Visma Proceedo Migrates to MariaDB unlocking more than 2x better response times and cost savings


A database is one of the most essential elements of an IT infrastructure, enabling the collection, storage, retrieval, management and analysis of data. This data needs to be accessed reliably, at any time and without delay. But when is it time to move from one database to another? What do you have to consider before taking on this project?

Moving away from a legacy database is not an easy thing to do. Migrating large amounts of complex data is a highly specialized task. Thankfully, MariaDB makes it easier by providing database tools, migration services and database experts that help guide companies through their migration.

We recently spoke with Jekaterina Pundani Development Manager at Visma, who shares the lessons she and her team learned when they started the process of migrating to MariaDB Enterprise Server and leaving a legacy proprietary database after over 20 years. She also shares the benefits their business has gained since using MariaDB database products.


What does Visma do?

Visma is a leading provider of mission-critical cloud software helping its 1.4 million customers across Europe and Latin America simplify and automate their business work.

Visma Proceedo is a large purchase-to-pay cloud solution helping businesses automate their entire purchasing process from order to payment. It is a critical application in the Nordic region with almost one million users, processing 12 million invoices yearly. It’s a system that requires zero downtime, no performance issues or data corruption with over 20TB of data.


Why did you decide to migrate off your legacy proprietary database for your Proceedo application and move to MariaDB database products?

We were hitting limitations with the current legacy relational database we were using and we realized it was going to cost us more money if we continued. We started our migration project in May 2018 and completed the migration in September 2020.

The reasons for the database switch included:

    • Our continuous delivery implementation was prevented because we weren’t able to use local databases for our developers
    • Part of Preceedo’s functionality was built on SQL dialect that required additional expertise to maintain
    • Data encryption would require additional license costs
    • In order to handle the increased data, additional hardware would need to be purchased, which would increase the license costs even more
    • The license cost was already too big

Our project goal was to have Proceedo use MariaDB as a backend relational database on production for all customers with at least the same performance as in the previous database and no data loss.


How has MariaDB helped your business?

Once we were in production and Proceedo was optimized for its users, our average response time improved significantly.

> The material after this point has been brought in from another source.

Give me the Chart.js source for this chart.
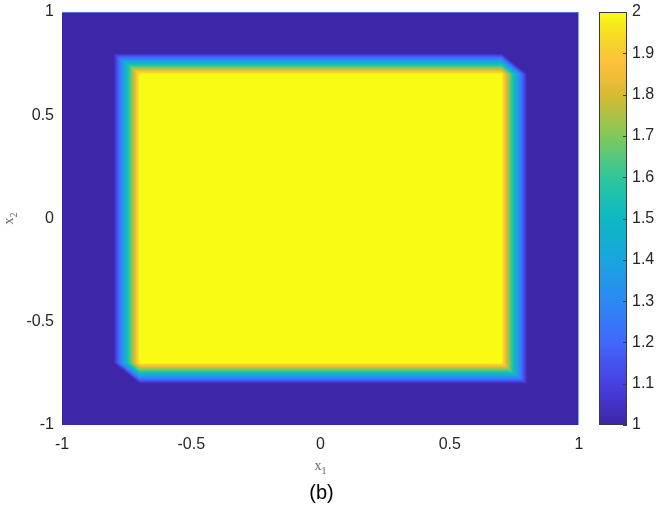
<!DOCTYPE html>
<html><head><meta charset="utf-8">
<script src="https://cdn.jsdelivr.net/npm/chart.js@4/dist/chart.umd.min.js"></script>
<style>html,body{margin:0;padding:0;background:#fff;}#wrap{width:661px;height:508px;}</style>
</head><body><div id="wrap"><canvas id="c" width="661" height="508"></canvas></div>
<script>
// ---- data: nodal values on a triangulated grid (x1 left->right, x2 top->bottom) ----
const xNodes = [-1,-0.9,-0.8,-0.7,-0.6,-0.5,-0.4,-0.3,-0.2,-0.1,0,0.1,0.2,0.3,0.4,0.5,0.6,0.7,0.8,0.9,1];
const yNodes = [1,0.9,0.8,0.7,0.6,0.5,0.4,0.3,0.2,0.1,0,-0.1,-0.2,-0.3,-0.4,-0.5,-0.6,-0.7,-0.8,-0.9,-1];
const zRows = [
  "111111111111111111111",
  "111111111111111111111",
  "111111111111111111111",
  "111222222222222222111",
  "111222222222222222111",
  "111222222222222222111",
  "111222222222222222111",
  "111222222222222222111",
  "111222222222222222111",
  "111222222222222222111",
  "111222222222222222111",
  "111222222222222222111",
  "111222222222222222111",
  "111222222222222222111",
  "111222222222222222111",
  "111222222222222222111",
  "111222222222222222111",
  "111222222222222222111",
  "111111111111111111111",
  "111111111111111111111",
  "111111111111111111111"
];
const xTicks = [-1,-0.5,0,0.5,1];
const yTicks = [-1,-0.5,0,0.5,1];
const cbTicks = [1,1.1,1.2,1.3,1.4,1.5,1.6,1.7,1.8,1.9,2];
const cbLabels = ['1','1.1','1.2','1.3','1.4','1.5','1.6','1.7','1.8','1.9','2'];
const zMin = 1, zMax = 2;
const xLabel = 'x', xSub = '1', yLabel = 'x', ySub = '2', caption = '(b)';

// ---- colormap (parula-like) ----
const parulaStops = [
  [0.00,62,38,168],[0.10,71,64,226],[0.20,66,104,252],[0.30,44,138,244],
  [0.40,26,165,222],[0.50,12,186,194],[0.60,46,199,156],[0.70,130,202,90],
  [0.80,218,186,50],[0.875,254,192,60],[0.93,246,214,40],[1.00,249,251,20]
];
function cmap(t){
  t = Math.max(0, Math.min(1, t));
  for (let k=1;k<parulaStops.length;k++){
    const a=parulaStops[k-1], b=parulaStops[k];
    if (t<=b[0]){ const f=(t-a[0])/(b[0]-a[0]);
      return [a[1]+(b[1]-a[1])*f, a[2]+(b[2]-a[2])*f, a[3]+(b[3]-a[3])*f]; }
  }
  const l=parulaStops[parulaStops.length-1]; return [l[1],l[2],l[3]];
}
const Z = zRows.map(r => r.split('').map(Number));
function findCell(arr, v, asc){
  const n = arr.length-1;
  for (let i=0;i<n;i++){
    const a=arr[i], b=arr[i+1];
    if (asc ? (v>=a && v<=b) : (v<=a && v>=b)) return i;
  }
  return asc ? (v<arr[0]?0:n-1) : (v>arr[0]?0:n-1);
}
function interp(x, y){
  const i = findCell(xNodes, x, true), j = findCell(yNodes, y, false);
  let u = (x - xNodes[i])/(xNodes[i+1]-xNodes[i]);
  let v = (yNodes[j] - y)/(yNodes[j]-yNodes[j+1]);
  u = Math.max(0,Math.min(1,u)); v = Math.max(0,Math.min(1,v));
  const TL=Z[j][i], TR=Z[j][i+1], BL=Z[j+1][i], BR=Z[j+1][i+1];
  if (u >= v) return TL + (TR-TL)*u + (BR-TR)*v;
  return TL + (BL-TL)*v + (BR-BL)*u;
}

const tickFont = {family:"'Liberation Sans', Arial, sans-serif", size:16};
const tickColor = '#262626';

const heatPlugin = {
  id:'heat',
  beforeDatasetsDraw(chart){
    const ctx = chart.ctx, ca = chart.chartArea;
    const xs = chart.scales.x, ys = chart.scales.y, cb = chart.scales.y2;
    const w = Math.round(ca.right-ca.left), h = Math.round(ca.bottom-ca.top);
    const off = document.createElement('canvas'); off.width=w; off.height=h;
    const octx = off.getContext('2d'); const img = octx.createImageData(w,h);
    for (let py=0; py<h; py++){
      const yv = ys.getValueForPixel(ca.top+py+0.5);
      for (let px=0; px<w; px++){
        const xv = xs.getValueForPixel(ca.left+px+0.5);
        const c = cmap((interp(xv,yv)-zMin)/(zMax-zMin));
        const o = (py*w+px)*4;
        img.data[o]=c[0]; img.data[o+1]=c[1]; img.data[o+2]=c[2]; img.data[o+3]=255;
      }
    }
    octx.putImageData(img,0,0);
    ctx.save();
    ctx.drawImage(off, ca.left, ca.top);
    // light edge along x1 = 1 and x2 = 1
    ctx.strokeStyle = 'rgba(120,190,240,0.9)'; ctx.lineWidth = 1;
    const xr = xs.getPixelForValue(1), yt = ys.getPixelForValue(1);
    ctx.beginPath(); ctx.moveTo(xr-0.5, ca.top); ctx.lineTo(xr-0.5, ca.bottom); ctx.stroke();
    ctx.strokeStyle = 'rgba(120,190,240,0.5)';
    ctx.beginPath(); ctx.moveTo(ca.left, yt+0.5); ctx.lineTo(ca.right, yt+0.5); ctx.stroke();
    // colorbar
    const cx0 = ca.right + 20, cw = 28;
    const ctop = cb.getPixelForValue(zMax), cbot = cb.getPixelForValue(zMin);
    for (let py=Math.floor(ctop); py<Math.ceil(cbot); py++){
      const val = cb.getValueForPixel(py+0.5);
      const c = cmap((val-zMin)/(zMax-zMin));
      ctx.fillStyle = `rgb(${c[0]|0},${c[1]|0},${c[2]|0})`;
      ctx.fillRect(cx0, py, cw, 1);
    }
    ctx.strokeStyle = '#3a3a3a'; ctx.lineWidth = 1;
    ctx.strokeRect(cx0+0.5, Math.round(ctop)+0.5, cw-1, Math.round(cbot-ctop)-1);
    ctx.beginPath();
    cbTicks.forEach(t => { const p = Math.round(cb.getPixelForValue(t))+0.5;
      ctx.moveTo(cx0+cw-4, p); ctx.lineTo(cx0+cw, p); });
    ctx.stroke();
    ctx.restore();
  },
  afterDraw(chart){
    const ctx = chart.ctx, ca = chart.chartArea;
    ctx.save();
    ctx.fillStyle = '#6a6a6a';
    const cxm = (ca.left+ca.right)/2;
    ctx.textBaseline = 'alphabetic';
    const big = "14px 'Liberation Serif', 'DejaVu Serif', serif";
    const small = "10px 'Liberation Serif', 'DejaVu Serif', serif";
    ctx.font = big; const wx = ctx.measureText(xLabel).width;
    ctx.font = small; const ws = ctx.measureText(xSub).width;
    let sx = cxm - (wx+ws)/2;
    ctx.font = big; ctx.fillText(xLabel, sx, 470);
    ctx.font = small; ctx.fillText(xSub, sx+wx, 474);
    ctx.translate(13, (ca.top+ca.bottom)/2);
    ctx.rotate(-Math.PI/2);
    ctx.font = big; const wy = ctx.measureText(yLabel).width;
    ctx.font = small; const wys = ctx.measureText(ySub).width;
    sx = -(wy+wys)/2;
    ctx.font = big; ctx.fillText(yLabel, sx, 0);
    ctx.font = small; ctx.fillText(ySub, sx+wy, 4);
    ctx.restore();
    ctx.save();
    ctx.fillStyle = '#000';
    ctx.font = "20px 'Liberation Sans', Arial, sans-serif";
    ctx.textAlign = 'center'; ctx.textBaseline = 'middle';
    ctx.fillText(caption, cxm+1, 493);
    ctx.restore();
  }
};

new Chart(document.getElementById('c'), {
  type:'scatter',
  data:{datasets:[{data:[], pointRadius:0}]},
  options:{
    responsive:false, animation:false, devicePixelRatio:1,
    layout:{padding:{top:12,left:0,right:0,bottom:0}},
    plugins:{legend:{display:false}, tooltip:{enabled:false}, title:{display:false}},
    scales:{
      x:{type:'linear', min:-1, max:1,
        afterBuildTicks:s=>{s.ticks = xTicks.map(v=>({value:v}));},
        afterFit:s=>{s.height=83; s.paddingLeft=0; s.paddingRight=0;},
        grid:{display:false, drawTicks:false}, border:{display:false},
        ticks:{padding:10, font:tickFont, color:tickColor, maxRotation:0, autoSkip:false,
          callback:(v,i)=>String(xTicks[i])}},
      y:{type:'linear', min:-1, max:1,
        afterBuildTicks:s=>{s.ticks = yTicks.map(v=>({value:v}));},
        afterFit:s=>{s.width=62; s.paddingTop=0; s.paddingBottom=0;},
        grid:{display:false, drawTicks:false}, border:{display:false},
        ticks:{padding:8, font:tickFont, color:tickColor, autoSkip:false,
          callback:(v,i)=>String(yTicks[i])}},
      y2:{type:'linear', position:'right', min:zMin, max:zMax,
        afterBuildTicks:s=>{s.ticks = cbTicks.map(v=>({value:v}));},
        afterFit:s=>{s.width=82; s.paddingTop=0; s.paddingBottom=0;},
        grid:{display:false, drawTicks:false}, border:{display:false},
        ticks:{padding:53, font:tickFont, color:tickColor, autoSkip:false,
          callback:(v,i)=>cbLabels[i]}}
    }
  },
  plugins:[heatPlugin]
});
</script></body></html>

With our previous proprietary database, it was 1.5 to 2 seconds, whereas with MariaDB we were under 700 milliseconds.

Visma's average response time improved


We also saved roughly 10% per year for license and support. By moving to MariaDB, we’ve been able to decrease costs and upgrade hardware as necessary while making improvements such as using replicas for reports generation, local machines, etc. We have also been able to add more storage to handle increases in our data, which doubled over two years.

We’ve gained more than we expected with the awesome MariaDB Remote DBAs. The support and follow-ups we’ve received from MariaDB is so much better compared to our previous relational database! The MariaDB Remote DBA team proactively comes up with improvement proposals and acts quickly when we’re in need of something.

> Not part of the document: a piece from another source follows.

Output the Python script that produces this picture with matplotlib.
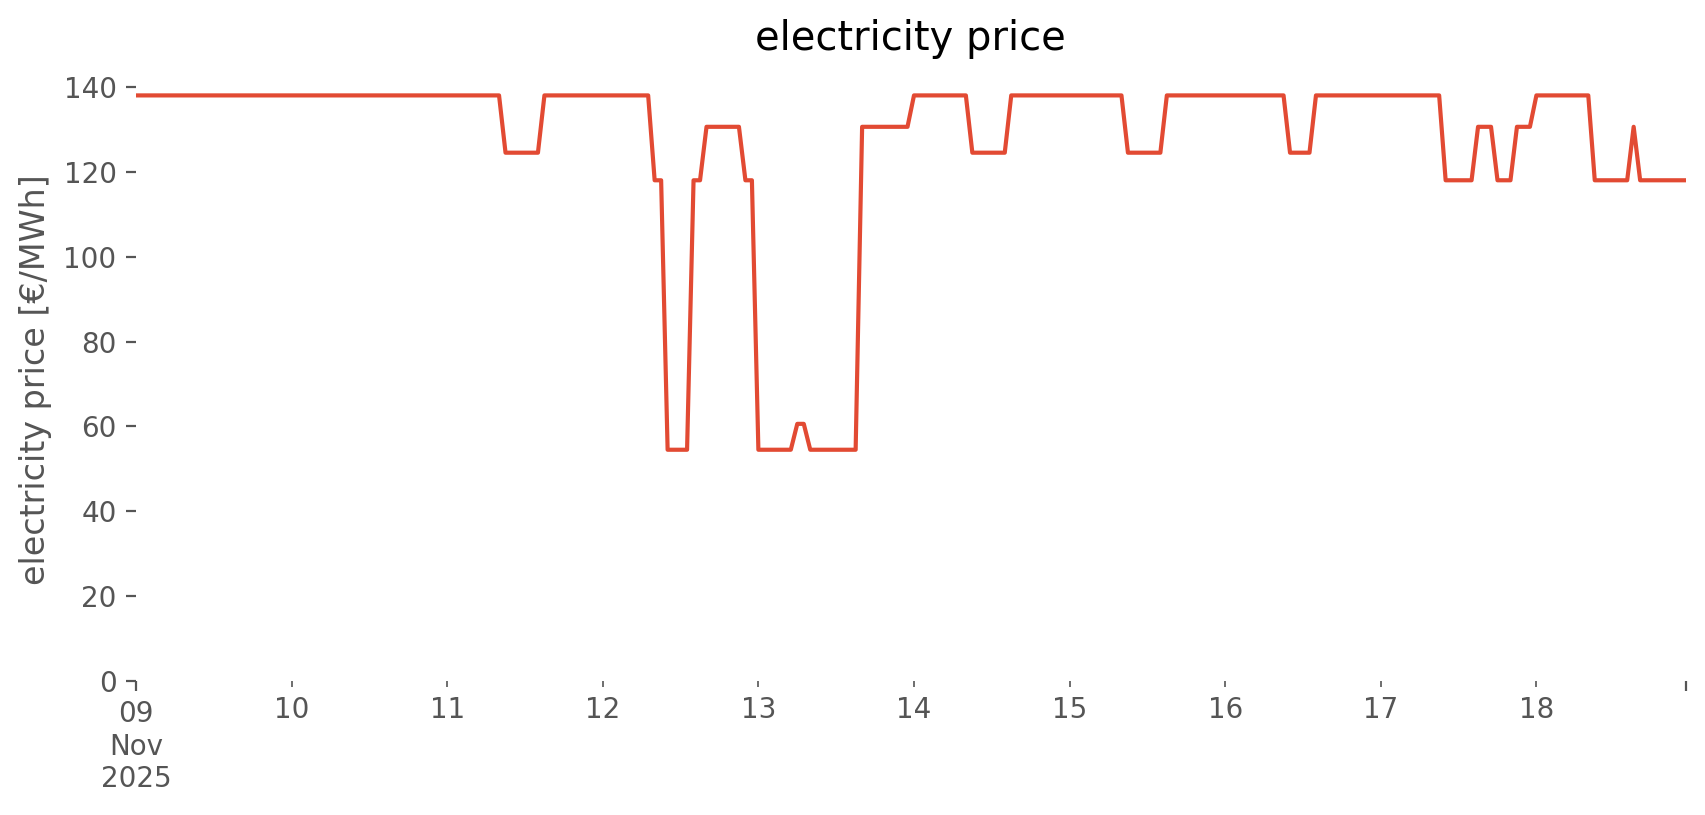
import numpy as np
import matplotlib
matplotlib.use('Agg')
import matplotlib.pyplot as plt
import matplotlib.dates as mdates
from matplotlib.ticker import FixedLocator, FixedFormatter
from datetime import datetime, timedelta

# hourly prices [EUR/MWh], one list per day
day_09 = [138]*24
day_10 = [138]*24
day_11 = [138]*9 + [124.5]*6 + [138]*9
day_12 = [138]*8 + [118]*2 + [54.5]*4 + [118]*2 + [130.6]*6 + [118]*2
day_13 = [54.5]*6 + [60.6]*2 + [54.5]*8 + [130.6]*8
day_14 = [138]*9 + [124.5]*6 + [138]*9
day_15 = [138]*9 + [124.5]*6 + [138]*9
day_16 = [138]*10 + [124.5]*4 + [138]*10
day_17 = [138]*10 + [118]*5 + [130.6]*3 + [118]*3 + [130.6]*3
day_18 = [138]*9 + [118]*6 + [130.6] + [118]*8

days = [day_09, day_10, day_11, day_12, day_13, day_14, day_15, day_16, day_17, day_18]
day_labels = ['10', '11', '12', '13', '14', '15', '16', '17', '18']
first_label = '09\nNov\n2025'

title = 'electricity price'
ylabel = 'electricity price [€/MWh]'

DPI = 200


def main():
    plt.style.use('ggplot')
    plt.rcParams['font.family'] = ['DejaVu Sans']

    price = np.concatenate([np.array(d, dtype=float) for d in days])
    start = datetime(2025, 11, 9)
    times = [start + timedelta(hours=i) for i in range(len(price))]
    x = mdates.date2num(times)

    fig = plt.figure(figsize=(1706/DPI, 815/DPI), dpi=DPI)
    fig.patch.set_facecolor('white')
    ax = fig.add_axes([0.0797, 0.1644, 0.9083, 0.7404])
    ax.set_facecolor('white')
    ax.grid(False)
    for s in ax.spines.values():
        s.set_visible(False)

    ax.plot(x, price, color='#E24A33', linewidth=1.5)

    ax.set_xlim(x[0], x[-1])
    ax.set_ylim(0, 142.2)

    # major ticks at both ends, minor ticks at each day (like pandas does it)
    ax.xaxis.set_major_locator(FixedLocator([x[0], x[-1]]))
    ax.xaxis.set_major_formatter(FixedFormatter([first_label, '']))
    minor_pos = [mdates.date2num(start + timedelta(days=i + 1)) for i in range(len(day_labels))]
    ax.xaxis.set_minor_locator(FixedLocator(minor_pos))
    ax.xaxis.set_minor_formatter(FixedFormatter(day_labels))
    ax.tick_params(axis='x', which='major', length=3.5, colors='#555555', labelsize=10)
    ax.tick_params(axis='x', which='minor', length=2, colors='#555555', labelsize=10)
    for lab in ax.get_xticklabels(which='both'):
        lab.set_horizontalalignment('center')

    ax.set_yticks([0, 20, 40, 60, 80, 100, 120, 140])
    ax.tick_params(axis='y', length=3.5, colors='#555555', labelsize=10)

    ax.set_title(title, fontsize=14.4, color='black', pad=10)
    ax.set_ylabel(ylabel, fontsize=12, color='#555555')

    fig.savefig('out.png', dpi=DPI, facecolor='white')


if __name__ == "__main__":
    main()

What is the advice you would give another company looking to migrate off a proprietary database?

The top 3 pieces of advice I would give are to make sure you have the correct project goal, a thoughtful project scope, and know what the rollout would look like including downtime requirements as well as build in sufficient time for various testing (regression, performance, load, security and disaster recovery). Our project was much bigger than we realized, which created some delays, but it was well worth it.